» **TO DO**:
Keep to the lines between the one holding "Clone this chart in matplotlib." and the one holding "plt.rcParams['font.weight'] = 'bold'", inclusive, and write them out exactly.

» **DATA**:

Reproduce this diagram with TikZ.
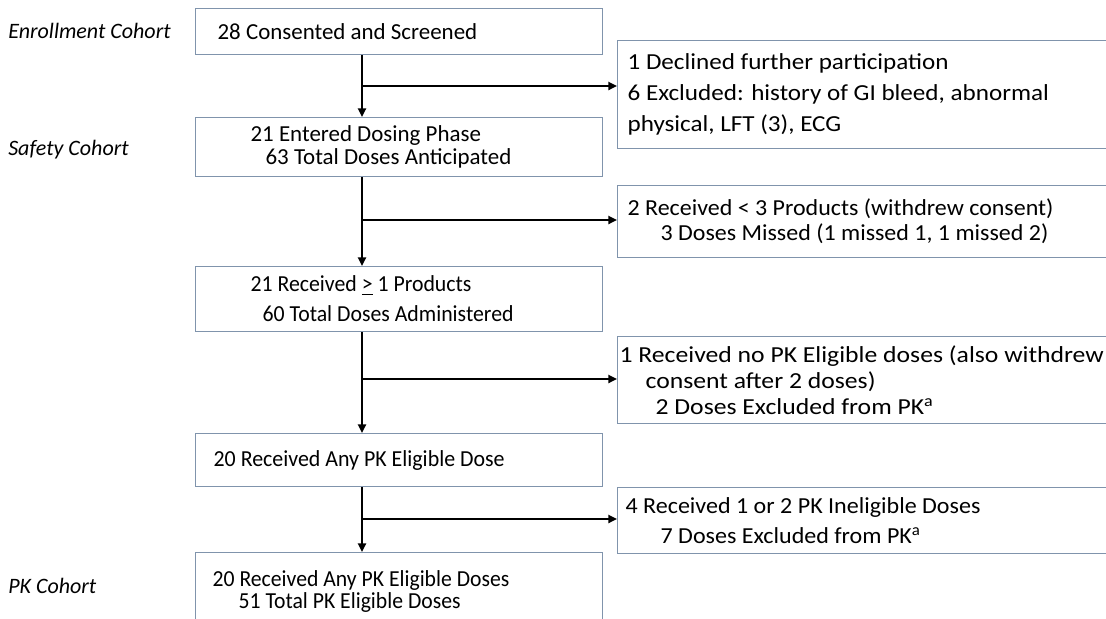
* * *
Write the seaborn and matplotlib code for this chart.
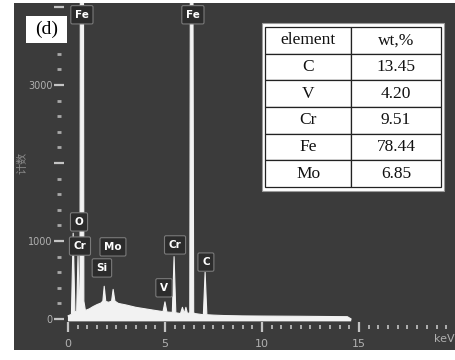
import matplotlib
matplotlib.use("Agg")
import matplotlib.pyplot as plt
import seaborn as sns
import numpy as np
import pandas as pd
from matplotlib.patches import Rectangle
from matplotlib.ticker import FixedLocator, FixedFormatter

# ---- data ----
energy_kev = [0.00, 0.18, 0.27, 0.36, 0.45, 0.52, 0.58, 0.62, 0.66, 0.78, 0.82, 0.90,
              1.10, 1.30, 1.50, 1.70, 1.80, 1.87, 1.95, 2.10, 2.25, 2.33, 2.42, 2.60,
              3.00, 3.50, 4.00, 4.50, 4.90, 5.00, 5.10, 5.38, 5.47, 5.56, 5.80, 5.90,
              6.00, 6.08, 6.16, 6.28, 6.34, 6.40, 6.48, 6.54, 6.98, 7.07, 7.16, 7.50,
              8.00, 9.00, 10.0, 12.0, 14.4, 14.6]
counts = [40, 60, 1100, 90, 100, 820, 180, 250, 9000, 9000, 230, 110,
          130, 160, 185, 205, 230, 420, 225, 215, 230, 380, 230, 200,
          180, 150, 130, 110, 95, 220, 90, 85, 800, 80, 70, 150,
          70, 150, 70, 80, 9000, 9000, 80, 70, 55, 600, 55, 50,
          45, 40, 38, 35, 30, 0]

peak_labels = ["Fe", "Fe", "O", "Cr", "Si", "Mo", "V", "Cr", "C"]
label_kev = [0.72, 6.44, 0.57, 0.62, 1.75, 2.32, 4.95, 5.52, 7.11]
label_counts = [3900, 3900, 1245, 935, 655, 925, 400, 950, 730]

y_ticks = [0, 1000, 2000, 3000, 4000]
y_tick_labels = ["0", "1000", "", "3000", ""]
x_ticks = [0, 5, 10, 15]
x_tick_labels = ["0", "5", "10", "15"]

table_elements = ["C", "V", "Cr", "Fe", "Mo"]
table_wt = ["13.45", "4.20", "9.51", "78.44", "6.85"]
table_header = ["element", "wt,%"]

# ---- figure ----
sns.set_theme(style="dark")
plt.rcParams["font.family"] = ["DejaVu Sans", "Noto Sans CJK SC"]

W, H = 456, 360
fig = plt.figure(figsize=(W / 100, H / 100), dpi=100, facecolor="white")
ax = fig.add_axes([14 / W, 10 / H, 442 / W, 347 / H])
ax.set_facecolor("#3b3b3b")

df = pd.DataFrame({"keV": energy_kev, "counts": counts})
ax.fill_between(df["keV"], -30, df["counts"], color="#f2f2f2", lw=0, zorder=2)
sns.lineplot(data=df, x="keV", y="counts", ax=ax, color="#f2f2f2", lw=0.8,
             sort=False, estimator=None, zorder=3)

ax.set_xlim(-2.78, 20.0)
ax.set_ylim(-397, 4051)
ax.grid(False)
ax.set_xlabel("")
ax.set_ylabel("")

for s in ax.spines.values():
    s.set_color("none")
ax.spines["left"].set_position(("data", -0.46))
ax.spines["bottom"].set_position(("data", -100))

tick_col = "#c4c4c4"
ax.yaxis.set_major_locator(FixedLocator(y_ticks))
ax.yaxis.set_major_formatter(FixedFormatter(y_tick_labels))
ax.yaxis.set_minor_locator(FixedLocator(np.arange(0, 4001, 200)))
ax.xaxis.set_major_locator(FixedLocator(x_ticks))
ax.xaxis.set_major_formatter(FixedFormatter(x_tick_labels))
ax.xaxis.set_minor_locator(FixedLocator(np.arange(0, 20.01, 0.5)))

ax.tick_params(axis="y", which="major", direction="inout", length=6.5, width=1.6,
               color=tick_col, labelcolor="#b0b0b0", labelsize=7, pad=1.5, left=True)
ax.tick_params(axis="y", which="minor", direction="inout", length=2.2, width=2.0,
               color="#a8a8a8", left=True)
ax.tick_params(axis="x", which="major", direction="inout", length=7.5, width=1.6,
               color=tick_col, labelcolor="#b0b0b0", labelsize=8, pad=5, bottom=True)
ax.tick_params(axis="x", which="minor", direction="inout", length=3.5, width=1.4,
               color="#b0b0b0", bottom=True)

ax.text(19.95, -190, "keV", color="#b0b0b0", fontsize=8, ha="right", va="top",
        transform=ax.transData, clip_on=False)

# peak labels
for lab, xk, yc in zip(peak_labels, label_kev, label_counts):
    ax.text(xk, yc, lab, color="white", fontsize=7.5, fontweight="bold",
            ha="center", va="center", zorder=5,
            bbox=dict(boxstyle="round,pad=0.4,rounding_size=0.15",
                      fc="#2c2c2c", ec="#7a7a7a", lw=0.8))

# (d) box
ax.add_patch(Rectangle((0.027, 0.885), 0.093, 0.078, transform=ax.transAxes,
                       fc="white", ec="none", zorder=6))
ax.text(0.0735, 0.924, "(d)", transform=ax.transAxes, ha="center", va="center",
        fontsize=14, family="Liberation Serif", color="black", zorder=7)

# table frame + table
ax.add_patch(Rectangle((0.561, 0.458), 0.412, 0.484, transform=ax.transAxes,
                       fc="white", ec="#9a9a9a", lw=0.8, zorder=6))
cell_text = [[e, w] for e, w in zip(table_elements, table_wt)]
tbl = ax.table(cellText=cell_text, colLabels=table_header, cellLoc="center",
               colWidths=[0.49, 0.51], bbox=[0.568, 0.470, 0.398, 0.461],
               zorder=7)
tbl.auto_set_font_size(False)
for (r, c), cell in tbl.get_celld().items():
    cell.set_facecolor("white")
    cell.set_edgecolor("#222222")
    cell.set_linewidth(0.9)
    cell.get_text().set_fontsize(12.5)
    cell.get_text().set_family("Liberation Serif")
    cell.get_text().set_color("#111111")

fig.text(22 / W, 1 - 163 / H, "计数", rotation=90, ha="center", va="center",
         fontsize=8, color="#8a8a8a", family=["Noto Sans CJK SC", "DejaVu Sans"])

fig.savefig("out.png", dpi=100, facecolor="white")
==
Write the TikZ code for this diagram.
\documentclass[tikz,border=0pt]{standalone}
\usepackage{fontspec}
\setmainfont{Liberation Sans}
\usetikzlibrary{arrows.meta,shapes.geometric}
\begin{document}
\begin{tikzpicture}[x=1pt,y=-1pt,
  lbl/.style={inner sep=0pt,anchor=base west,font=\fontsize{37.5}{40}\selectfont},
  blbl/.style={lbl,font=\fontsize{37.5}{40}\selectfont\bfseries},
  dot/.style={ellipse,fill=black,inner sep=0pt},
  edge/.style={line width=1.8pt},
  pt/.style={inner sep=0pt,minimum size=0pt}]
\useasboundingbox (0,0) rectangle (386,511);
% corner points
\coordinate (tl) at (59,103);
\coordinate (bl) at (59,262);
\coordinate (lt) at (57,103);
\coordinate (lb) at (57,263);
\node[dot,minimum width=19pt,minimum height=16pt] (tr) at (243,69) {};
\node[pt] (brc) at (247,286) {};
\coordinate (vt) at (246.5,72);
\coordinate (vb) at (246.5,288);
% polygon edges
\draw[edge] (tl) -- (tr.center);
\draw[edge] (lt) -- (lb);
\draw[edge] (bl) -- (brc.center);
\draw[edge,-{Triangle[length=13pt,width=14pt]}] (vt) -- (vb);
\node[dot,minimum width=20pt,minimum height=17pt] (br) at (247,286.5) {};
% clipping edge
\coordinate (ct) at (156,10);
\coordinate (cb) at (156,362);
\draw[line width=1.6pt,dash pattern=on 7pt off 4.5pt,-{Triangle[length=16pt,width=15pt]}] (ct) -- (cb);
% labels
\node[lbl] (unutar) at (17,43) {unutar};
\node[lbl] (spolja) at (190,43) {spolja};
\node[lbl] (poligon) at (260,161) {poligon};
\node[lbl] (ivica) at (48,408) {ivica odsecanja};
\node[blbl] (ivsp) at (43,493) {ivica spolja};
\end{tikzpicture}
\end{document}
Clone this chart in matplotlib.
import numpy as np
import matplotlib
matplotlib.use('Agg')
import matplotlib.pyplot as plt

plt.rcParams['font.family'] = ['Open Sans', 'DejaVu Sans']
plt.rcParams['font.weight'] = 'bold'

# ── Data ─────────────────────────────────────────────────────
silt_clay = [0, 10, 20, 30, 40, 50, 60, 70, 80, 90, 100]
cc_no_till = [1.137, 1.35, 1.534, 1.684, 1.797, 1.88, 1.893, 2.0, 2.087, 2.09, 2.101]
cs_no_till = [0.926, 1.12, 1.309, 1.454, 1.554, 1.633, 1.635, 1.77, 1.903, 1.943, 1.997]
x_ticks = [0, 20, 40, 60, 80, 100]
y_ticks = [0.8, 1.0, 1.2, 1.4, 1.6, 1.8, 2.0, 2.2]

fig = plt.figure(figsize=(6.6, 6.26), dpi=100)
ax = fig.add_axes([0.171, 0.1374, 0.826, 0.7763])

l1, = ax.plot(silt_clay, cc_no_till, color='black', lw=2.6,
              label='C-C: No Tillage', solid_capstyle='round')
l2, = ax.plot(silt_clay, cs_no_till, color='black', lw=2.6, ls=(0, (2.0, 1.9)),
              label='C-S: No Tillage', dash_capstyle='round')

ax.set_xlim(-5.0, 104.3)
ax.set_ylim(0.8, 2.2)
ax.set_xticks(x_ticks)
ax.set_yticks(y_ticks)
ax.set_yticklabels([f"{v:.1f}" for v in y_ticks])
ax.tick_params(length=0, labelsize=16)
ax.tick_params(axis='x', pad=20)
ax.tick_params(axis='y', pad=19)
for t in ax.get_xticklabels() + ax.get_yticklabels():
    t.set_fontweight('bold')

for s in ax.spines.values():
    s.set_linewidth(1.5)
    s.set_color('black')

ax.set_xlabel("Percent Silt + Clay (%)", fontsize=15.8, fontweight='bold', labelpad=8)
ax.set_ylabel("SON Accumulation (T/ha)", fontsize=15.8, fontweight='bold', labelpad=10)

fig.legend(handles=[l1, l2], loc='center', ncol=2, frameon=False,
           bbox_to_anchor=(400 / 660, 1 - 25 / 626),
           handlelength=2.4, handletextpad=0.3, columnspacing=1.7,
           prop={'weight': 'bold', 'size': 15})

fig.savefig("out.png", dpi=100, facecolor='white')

» **TASK SOLUTION**:
Clone this chart in matplotlib.
import numpy as np
import matplotlib
matplotlib.use('Agg')
import matplotlib.pyplot as plt

plt.rcParams['font.family'] = ['Open Sans', 'DejaVu Sans']
plt.rcParams['font.weight'] = 'bold'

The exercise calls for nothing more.